* [Dataset]:

▬▬▬▬▬▬▬▬▬▬

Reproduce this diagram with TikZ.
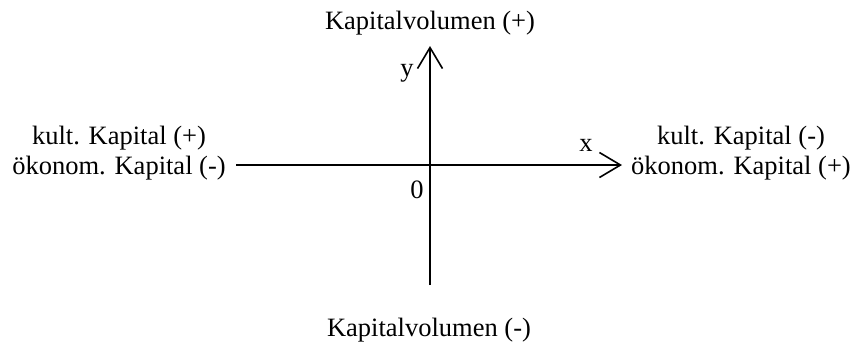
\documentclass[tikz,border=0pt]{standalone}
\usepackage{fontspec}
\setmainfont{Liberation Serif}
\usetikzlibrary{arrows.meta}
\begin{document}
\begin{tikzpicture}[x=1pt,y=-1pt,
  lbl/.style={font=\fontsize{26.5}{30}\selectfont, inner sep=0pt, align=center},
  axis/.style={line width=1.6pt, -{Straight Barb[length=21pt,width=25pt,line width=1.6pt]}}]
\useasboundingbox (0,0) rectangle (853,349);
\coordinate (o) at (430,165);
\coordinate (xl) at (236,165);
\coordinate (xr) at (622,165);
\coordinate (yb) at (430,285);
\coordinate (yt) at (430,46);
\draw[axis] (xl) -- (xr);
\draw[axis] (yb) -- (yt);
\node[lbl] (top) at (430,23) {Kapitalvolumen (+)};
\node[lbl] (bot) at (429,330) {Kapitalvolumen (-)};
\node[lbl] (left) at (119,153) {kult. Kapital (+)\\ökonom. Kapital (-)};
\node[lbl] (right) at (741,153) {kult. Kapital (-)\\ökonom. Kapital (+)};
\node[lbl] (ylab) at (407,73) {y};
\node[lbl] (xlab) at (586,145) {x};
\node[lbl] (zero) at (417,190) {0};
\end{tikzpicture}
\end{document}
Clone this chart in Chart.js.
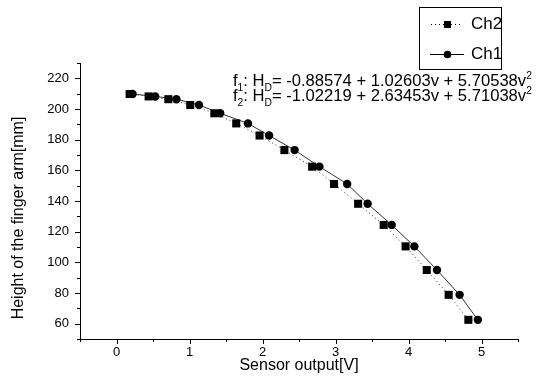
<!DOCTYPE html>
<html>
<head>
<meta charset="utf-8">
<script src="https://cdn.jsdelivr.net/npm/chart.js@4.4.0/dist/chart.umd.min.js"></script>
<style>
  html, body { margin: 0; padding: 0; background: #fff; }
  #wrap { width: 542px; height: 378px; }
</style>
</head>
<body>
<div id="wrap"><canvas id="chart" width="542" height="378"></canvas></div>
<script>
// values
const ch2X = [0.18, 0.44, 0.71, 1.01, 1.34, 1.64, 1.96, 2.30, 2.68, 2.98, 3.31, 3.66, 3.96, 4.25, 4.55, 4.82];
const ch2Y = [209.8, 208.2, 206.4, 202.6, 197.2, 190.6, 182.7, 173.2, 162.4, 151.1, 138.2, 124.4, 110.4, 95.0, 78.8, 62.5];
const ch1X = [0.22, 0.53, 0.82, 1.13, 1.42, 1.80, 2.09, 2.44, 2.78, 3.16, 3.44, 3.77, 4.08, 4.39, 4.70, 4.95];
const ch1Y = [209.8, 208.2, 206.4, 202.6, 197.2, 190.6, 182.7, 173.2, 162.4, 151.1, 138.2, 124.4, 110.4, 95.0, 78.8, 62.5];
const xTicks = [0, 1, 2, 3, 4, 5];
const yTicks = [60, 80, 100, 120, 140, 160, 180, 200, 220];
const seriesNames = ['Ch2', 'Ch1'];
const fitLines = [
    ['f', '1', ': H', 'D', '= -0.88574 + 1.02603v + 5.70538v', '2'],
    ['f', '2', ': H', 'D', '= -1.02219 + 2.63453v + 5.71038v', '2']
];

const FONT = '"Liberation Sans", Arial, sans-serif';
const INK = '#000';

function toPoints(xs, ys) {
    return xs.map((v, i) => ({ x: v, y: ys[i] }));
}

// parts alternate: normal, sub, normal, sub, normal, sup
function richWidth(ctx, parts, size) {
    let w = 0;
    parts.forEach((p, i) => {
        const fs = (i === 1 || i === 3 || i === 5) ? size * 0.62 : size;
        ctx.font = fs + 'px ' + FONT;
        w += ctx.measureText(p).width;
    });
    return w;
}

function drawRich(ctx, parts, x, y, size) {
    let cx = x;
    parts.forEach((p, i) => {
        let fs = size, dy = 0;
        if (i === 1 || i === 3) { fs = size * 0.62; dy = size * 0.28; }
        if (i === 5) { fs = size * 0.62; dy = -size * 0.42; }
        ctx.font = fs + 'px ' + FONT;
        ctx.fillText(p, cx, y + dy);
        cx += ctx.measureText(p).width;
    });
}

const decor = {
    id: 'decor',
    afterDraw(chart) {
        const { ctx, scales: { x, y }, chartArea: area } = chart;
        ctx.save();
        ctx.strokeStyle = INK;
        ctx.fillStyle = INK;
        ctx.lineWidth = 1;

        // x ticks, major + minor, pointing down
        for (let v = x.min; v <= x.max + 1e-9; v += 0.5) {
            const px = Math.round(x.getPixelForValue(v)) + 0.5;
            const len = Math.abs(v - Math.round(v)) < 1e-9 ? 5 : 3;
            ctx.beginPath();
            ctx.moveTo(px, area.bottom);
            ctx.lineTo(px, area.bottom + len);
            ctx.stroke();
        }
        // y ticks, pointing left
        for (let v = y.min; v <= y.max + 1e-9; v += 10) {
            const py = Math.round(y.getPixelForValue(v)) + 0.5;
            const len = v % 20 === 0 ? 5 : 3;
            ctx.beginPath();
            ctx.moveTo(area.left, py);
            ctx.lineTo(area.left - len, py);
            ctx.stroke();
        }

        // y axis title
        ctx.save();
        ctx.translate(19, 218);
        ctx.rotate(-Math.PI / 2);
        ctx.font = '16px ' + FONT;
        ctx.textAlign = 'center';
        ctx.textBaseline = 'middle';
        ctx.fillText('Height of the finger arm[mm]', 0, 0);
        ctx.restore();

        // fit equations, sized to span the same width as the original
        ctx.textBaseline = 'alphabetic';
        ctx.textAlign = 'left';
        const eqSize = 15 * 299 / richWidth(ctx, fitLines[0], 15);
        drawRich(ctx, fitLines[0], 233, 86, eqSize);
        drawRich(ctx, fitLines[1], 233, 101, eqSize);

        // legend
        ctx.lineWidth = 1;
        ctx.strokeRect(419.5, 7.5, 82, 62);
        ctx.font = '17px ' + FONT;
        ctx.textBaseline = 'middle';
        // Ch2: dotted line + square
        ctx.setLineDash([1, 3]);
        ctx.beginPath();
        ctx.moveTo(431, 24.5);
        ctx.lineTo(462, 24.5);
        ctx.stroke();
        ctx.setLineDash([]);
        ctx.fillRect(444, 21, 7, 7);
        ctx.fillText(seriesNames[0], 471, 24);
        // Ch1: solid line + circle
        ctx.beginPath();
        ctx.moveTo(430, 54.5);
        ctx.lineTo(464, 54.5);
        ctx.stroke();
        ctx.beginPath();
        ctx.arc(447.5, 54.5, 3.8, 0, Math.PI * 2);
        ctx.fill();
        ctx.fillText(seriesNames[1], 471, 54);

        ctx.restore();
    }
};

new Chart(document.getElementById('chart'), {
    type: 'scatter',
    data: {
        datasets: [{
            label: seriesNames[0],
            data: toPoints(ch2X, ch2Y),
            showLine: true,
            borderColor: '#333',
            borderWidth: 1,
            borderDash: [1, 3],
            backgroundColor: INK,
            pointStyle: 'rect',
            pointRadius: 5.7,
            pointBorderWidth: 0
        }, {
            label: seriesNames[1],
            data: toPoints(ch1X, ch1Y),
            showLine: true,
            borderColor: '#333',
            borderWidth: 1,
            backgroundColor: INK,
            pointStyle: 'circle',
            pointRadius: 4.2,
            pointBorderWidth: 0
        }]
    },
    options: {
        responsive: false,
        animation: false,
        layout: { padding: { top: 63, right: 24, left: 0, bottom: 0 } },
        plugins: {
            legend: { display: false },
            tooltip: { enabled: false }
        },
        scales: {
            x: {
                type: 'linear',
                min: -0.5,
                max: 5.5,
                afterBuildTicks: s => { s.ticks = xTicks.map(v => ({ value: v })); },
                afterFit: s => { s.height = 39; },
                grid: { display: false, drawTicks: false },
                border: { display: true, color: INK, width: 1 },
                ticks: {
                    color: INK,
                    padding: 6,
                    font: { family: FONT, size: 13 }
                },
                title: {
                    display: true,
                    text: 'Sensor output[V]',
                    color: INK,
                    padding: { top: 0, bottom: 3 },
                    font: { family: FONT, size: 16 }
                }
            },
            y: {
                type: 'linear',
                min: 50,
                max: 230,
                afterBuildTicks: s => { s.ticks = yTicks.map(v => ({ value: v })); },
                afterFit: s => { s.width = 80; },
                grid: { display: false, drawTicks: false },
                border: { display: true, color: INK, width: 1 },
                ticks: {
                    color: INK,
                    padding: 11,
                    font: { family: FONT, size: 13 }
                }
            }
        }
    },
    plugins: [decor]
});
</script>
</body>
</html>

▬▬▬▬▬▬▬▬▬▬

* [Task directions]: Scan the listing above for the word "chart" and show each line where it is found.

* [Response to the exercise]:
Clone this chart in Chart.js.
<script src="https://cdn.jsdelivr.net/npm/chart.js@4.4.0/dist/chart.umd.min.js"></script>
<div id="wrap"><canvas id="chart" width="542" height="378"></canvas></div>
    afterDraw(chart) {
        const { ctx, scales: { x, y }, chartArea: area } = chart;
new Chart(document.getElementById('chart'), {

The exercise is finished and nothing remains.